Auch ich habe meine Fragen. Wie ist das nun mit dem Islam? Wenn wir vom Alten und Neuen Testament reden,vom Alten und Neuen Israel, oder auch vom Ersten und Zweiten Testament, wie steht es dann mit dem Koran? Auch Mohammed beruft sich auf Abraham, und der Islam versteht sich nicht als drittes Testament in absteigender Reihenfolge, sondern als Krönung der ganzen Geschichte Gottes mit den Menschen.
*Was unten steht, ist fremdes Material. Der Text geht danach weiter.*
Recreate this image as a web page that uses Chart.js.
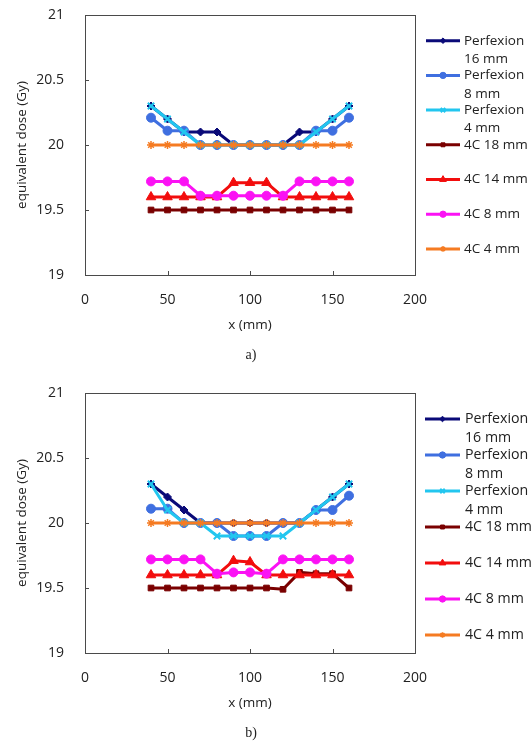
<!DOCTYPE html>
<html><head><meta charset="utf-8">
<script src="https://cdn.jsdelivr.net/npm/chart.js@4"></script>
<style>
html,body{margin:0;padding:0;background:#fff;width:532px;height:747px;overflow:hidden;position:relative}
.box{position:absolute;left:0;width:532px}
.cap{position:absolute;left:0;width:502px;text-align:center;font-family:"Liberation Serif","DejaVu Serif",serif;font-size:14px;color:#222;line-height:16px}
</style></head><body>
<div class="box" style="top:0;height:372px"><canvas id="ca" width="532" height="372"></canvas></div>
<div class="cap" style="top:347px">a)</div>
<div class="box" style="top:378px;height:369px"><canvas id="cb" width="532" height="369"></canvas></div>
<div class="cap" style="top:725px">b)</div>
<script>
// ---- data ----
const xPositions = [40, 50, 60, 70, 80, 90, 100, 110, 120, 130, 140, 150, 160];
const seriesNames = ["Perfexion 16 mm", "Perfexion 8 mm", "Perfexion 4 mm", "4C 18 mm", "4C 14 mm", "4C 8 mm", "4C 4 mm"];
const xTicks = [0, 50, 100, 150, 200];
const xTickLabels = ["0", "50", "100", "150", "200"];
const yTicks = [19, 19.5, 20, 20.5, 21];
const yTickLabels = ["19", "19.5", "20", "20.5", "21"];

// panel a)
const perf16A = [20.3, 20.2, 20.1, 20.1, 20.1, 20.0, 20.0, 20.0, 20.0, 20.1, 20.1, 20.2, 20.3];
const perf8A  = [20.21, 20.11, 20.11, 20.0, 20.0, 20.0, 20.0, 20.0, 20.0, 20.0, 20.11, 20.11, 20.21];
const perf4A  = [20.3, 20.2, 20.1, 20.0, 20.0, 20.0, 20.0, 20.0, 20.0, 20.0, 20.1, 20.2, 20.3];
const c18A    = [19.5, 19.5, 19.5, 19.5, 19.5, 19.5, 19.5, 19.5, 19.5, 19.5, 19.5, 19.5, 19.5];
const c14A    = [19.6, 19.6, 19.6, 19.6, 19.6, 19.71, 19.71, 19.71, 19.6, 19.6, 19.6, 19.6, 19.6];
const c8A     = [19.72, 19.72, 19.72, 19.61, 19.61, 19.61, 19.61, 19.61, 19.61, 19.72, 19.72, 19.72, 19.72];
const c4A     = [20.0, 20.0, 20.0, 20.0, 20.0, 20.0, 20.0, 20.0, 20.0, 20.0, 20.0, 20.0, 20.0];

// panel b)
const perf16B = [20.3, 20.2, 20.1, 20.0, 20.0, 20.0, 20.0, 20.0, 20.0, 20.0, 20.1, 20.2, 20.3];
const perf8B  = [20.11, 20.11, 20.0, 20.0, 20.0, 19.9, 19.9, 19.9, 20.0, 20.0, 20.1, 20.1, 20.21];
const perf4B  = [20.3, 20.1, 20.0, 20.0, 19.9, 19.9, 19.9, 19.9, 19.9, 20.0, 20.1, 20.2, 20.3];
const c18B    = [19.5, 19.5, 19.5, 19.5, 19.5, 19.5, 19.5, 19.5, 19.49, 19.62, 19.61, 19.61, 19.5];
const c14B    = [19.6, 19.6, 19.6, 19.6, 19.6, 19.71, 19.7, 19.6, 19.6, 19.6, 19.6, 19.6, 19.6];
const c8B     = [19.72, 19.72, 19.72, 19.72, 19.61, 19.62, 19.62, 19.61, 19.72, 19.72, 19.72, 19.72, 19.72];
const c4B     = [20.0, 20.0, 20.0, 20.0, 20.0, 20.0, 20.0, 20.0, 20.0, 20.0, 20.0, 20.0, 20.0];

// ---- styles ----
const colors = ["#0a0a78", "#3f6fe0", "#22c6ef", "#7a0000", "#f20d0d", "#fb12f4", "#f57b22"];
const pStyles = ["rectRot", "circle", "crossRot", "rect", "triangle", "circle", "star"];
const pRadius = [4, 4.5, 4.5, 4, 5.5, 4.5, 4];
const pBorder = [1, 1, 2, 1, 1, 1, 1.5];
const FONT = '"Open Sans", "Liberation Sans", sans-serif';
const TXT = '#222';

const framePlugin = {
  id: 'frame',
  beforeDatasetsDraw(chart) {
    const {ctx, chartArea: a, scales} = chart;
    ctx.save();
    ctx.strokeStyle = '#4a4a4a';
    ctx.lineWidth = 1;
    ctx.strokeRect(Math.round(a.left) + 0.5, Math.round(a.top) + 0.5, Math.round(a.right - a.left), Math.round(a.bottom - a.top));
    ctx.beginPath();
    scales.x.ticks.forEach(t => {
      const px = Math.round(scales.x.getPixelForValue(t.value)) + 0.5;
      ctx.moveTo(px, a.bottom); ctx.lineTo(px, a.bottom - 4);
    });
    scales.y.ticks.forEach(t => {
      const py = Math.round(scales.y.getPixelForValue(t.value)) + 0.5;
      ctx.moveTo(a.left, py); ctx.lineTo(a.left + 4, py);
    });
    ctx.stroke();
    ctx.restore();
  }
};

const sideLegend = {
  id: 'sideLegend',
  afterDraw(chart, args, o) {
    const ctx = chart.ctx;
    ctx.save();
    ctx.font = o.fontSize + 'px ' + FONT;
    ctx.textBaseline = 'middle';
    ctx.textAlign = 'left';
    chart.data.datasets.forEach((ds, i) => {
      const y = o.y0 + i * o.dy;
      ctx.strokeStyle = ds.borderColor;
      ctx.fillStyle = ds.borderColor;
      ctx.lineWidth = 3;
      ctx.beginPath(); ctx.moveTo(o.x0, y); ctx.lineTo(o.x0 + o.len, y); ctx.stroke();
      ctx.lineWidth = ds.pointBorderWidth;
      Chart.helpers.drawPoint(ctx, {pointStyle: ds.pointStyle, radius: ds.pointRadius * 0.7, borderWidth: ds.pointBorderWidth, rotation: 0}, o.x0 + o.len / 2, y);
      const words = ds.label.split(' ');
      const lines = [];
      let cur = '';
      words.forEach(w => {
        const t = cur ? cur + ' ' + w : w;
        if (cur && ctx.measureText(t).width > o.maxW) { lines.push(cur); cur = w; } else cur = t;
      });
      lines.push(cur);
      ctx.fillStyle = TXT;
      lines.forEach((l, k) => ctx.fillText(l, o.tx, y + k * o.lh));
    });
    ctx.restore();
  }
};

function makeChart(id, sets, legendOpts, bottomPad) {
  return new Chart(document.getElementById(id), {
    type: 'line',
    data: {
      datasets: seriesNames.map((name, i) => ({
        label: name,
        data: xPositions.map((x, k) => ({x: x, y: sets[i][k]})),
        borderColor: colors[i],
        backgroundColor: colors[i],
        pointBackgroundColor: colors[i],
        pointBorderColor: colors[i],
        borderWidth: 3,
        pointStyle: pStyles[i],
        pointRadius: pRadius[i],
        pointBorderWidth: pBorder[i],
        tension: 0,
        fill: false,
        order: 10 - i
      }))
    },
    options: {
      responsive: false,
      animation: false,
      devicePixelRatio: 1,
      layout: {padding: {left: 0, right: 117, top: 15, bottom: bottomPad}},
      plugins: {legend: {display: false}, tooltip: {enabled: false}, sideLegend: legendOpts},
      scales: {
        x: {
          type: 'linear', min: 0, max: 200,
          afterBuildTicks: s => { s.ticks = xTicks.map(v => ({value: v})); },
          afterFit: s => { s.height = 58; },
          grid: {display: false, drawTicks: true, tickLength: 17, color: 'rgba(0,0,0,0)'},
          border: {display: false},
          ticks: {padding: 0, color: TXT, font: {family: FONT, size: 14}, maxRotation: 0, autoSkip: false,
                  callback: (v, i) => xTickLabels[i]},
          title: {display: true, text: 'x (mm)', color: TXT, font: {family: FONT, size: 13.5}, padding: {top: 0, bottom: 0}}
        },
        y: {
          type: 'linear', min: 19, max: 21,
          afterBuildTicks: s => { s.ticks = yTicks.map(v => ({value: v})); },
          afterFit: s => { s.width = 85; },
          grid: {display: false, drawTicks: true, tickLength: 21, color: 'rgba(0,0,0,0)'},
          border: {display: false},
          ticks: {padding: 0, color: TXT, font: {family: FONT, size: 14},
                  callback: (v, i) => yTickLabels[i]},
          title: {display: true, text: 'equivalent dose (Gy)', color: TXT, font: {family: FONT, size: 13.5}, padding: {top: 14, bottom: 0}}
        }
      }
    },
    plugins: [framePlugin, sideLegend]
  });
}

const chartA = makeChart('ca', [perf16A, perf8A, perf4A, c18A, c14A, c8A, c4A],
  {x0: 426, len: 34, tx: 464, y0: 40.7, dy: 34.7, lh: 18.3, fontSize: 13.5, maxW: 68}, 39);
const chartB = makeChart('cb', [perf16B, perf8B, perf4B, c18B, c14B, c8B, c4B],
  {x0: 425, len: 35, tx: 465, y0: 41, dy: 36, lh: 19, fontSize: 14.2, maxW: 70}, 36);
</script>
</body></html>
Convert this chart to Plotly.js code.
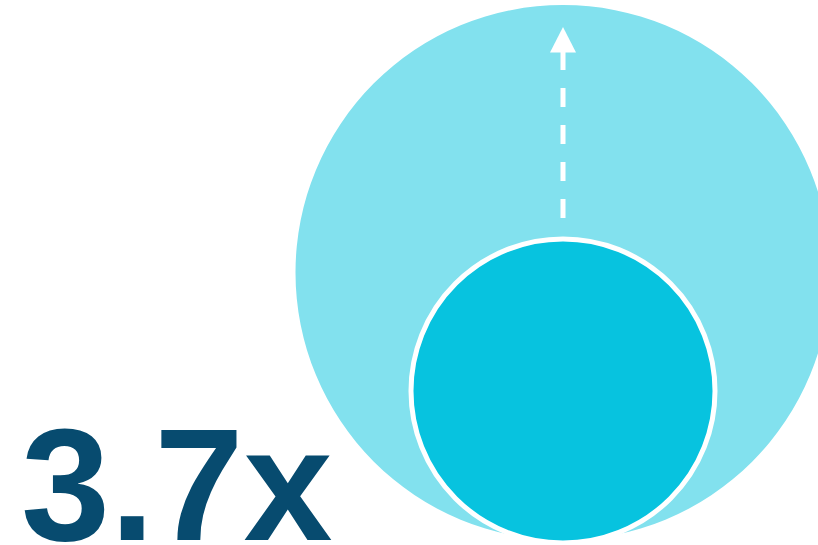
<!DOCTYPE html>
<html>
<head>
<meta charset="utf-8">
<script src="https://cdn.plot.ly/plotly-3.0.1.min.js"></script>
<style>html,body{margin:0;padding:0;background:#fff;}#chart{width:818px;height:545px;}</style>
</head>
<body>
<div id="chart"></div>
<script>
// Data
var labels = ["Before", "After"];
var multiplier = 3.7;
var multiplierLabel = "3.7x";

// Geometry (pixel-like data units)
var W = 818, H = 545;
var cx = 563;
var big = {cy: 272.5, r: 267.5};
var small = {cy: 391, r: 152};

var shapes = [
  {type: 'circle', xref: 'x', yref: 'y', x0: cx - big.r, x1: cx + big.r, y0: big.cy - big.r, y1: big.cy + big.r,
   fillcolor: '#82E1EE', line: {width: 0}, layer: 'below'},
  {type: 'circle', xref: 'x', yref: 'y', x0: cx - small.r, x1: cx + small.r, y0: small.cy - small.r, y1: small.cy + small.r,
   fillcolor: '#07C3DF', line: {color: '#ffffff', width: 5}},
  {type: 'line', xref: 'x', yref: 'y', x0: cx, x1: cx, y0: 51, y1: 219,
   line: {color: '#ffffff', width: 5, dash: '19px,18px'}},
  {type: 'path', xref: 'x', yref: 'y', path: 'M ' + cx + ' 27 L ' + (cx - 13) + ' 52.5 L ' + (cx + 13) + ' 52.5 Z',
   fillcolor: '#ffffff', line: {width: 0}}
];

var layout = {
  width: W, height: H,
  margin: {l: 0, r: 0, t: 0, b: 0},
  paper_bgcolor: '#ffffff', plot_bgcolor: '#ffffff',
  xaxis: {range: [0, W], visible: false, fixedrange: true},
  yaxis: {range: [H, 0], visible: false, fixedrange: true},
  showlegend: false,
  shapes: shapes,
  annotations: [{
    xref: 'paper', yref: 'paper', x: 0, y: 0, xanchor: 'left', yanchor: 'bottom',
    xshift: 19, yshift: -31,
    text: '<b>' + multiplierLabel + '</b>', showarrow: false,
    font: {family: 'Liberation Sans, Arial, sans-serif', size: 160, color: '#074B6F'}
  }]
};

Plotly.newPlot('chart', [{x: [], y: [], type: 'scatter', hoverinfo: 'skip'}], layout, {staticPlot: true, displayModeBar: false});
</script>
</body>
</html>
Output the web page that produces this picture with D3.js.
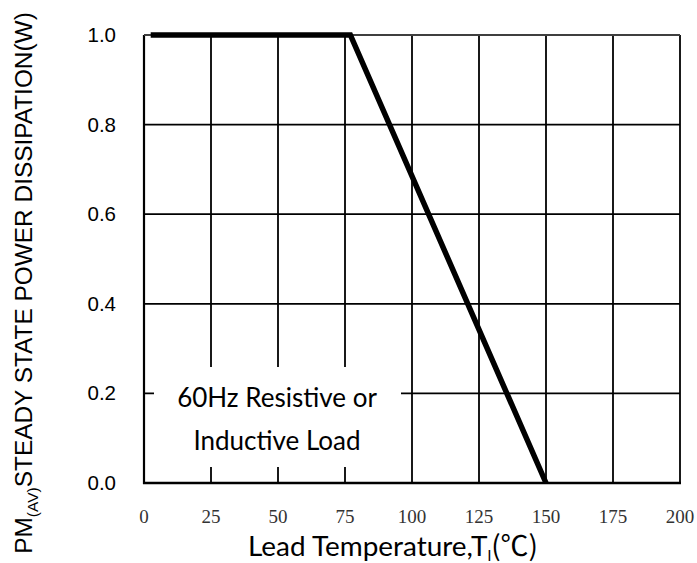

Ist das alles nur "religiöser Aberglaube"?
Und doch: aus dem kleinen Volk der Juden sind die beiden größtem Weltreligionen hervorgegangen. Der eine Gott, zu dem sich der größere Teil der Menschheit bekennt, ist kein anderer als der Gott Israels.
Noch immer sind die Juden da. Noch immer ist ein Brennpunkt der Weltpolitik der Nahe Osten, das verheißene Land, Jerusalem.
Karl Barth hat sicher dazu beigetragen, dass ich Politik und Theologie nicht voneinander trennen kann - dass ich die Aktualität der biblischen Botschaft für die Weltpolitik erkenne.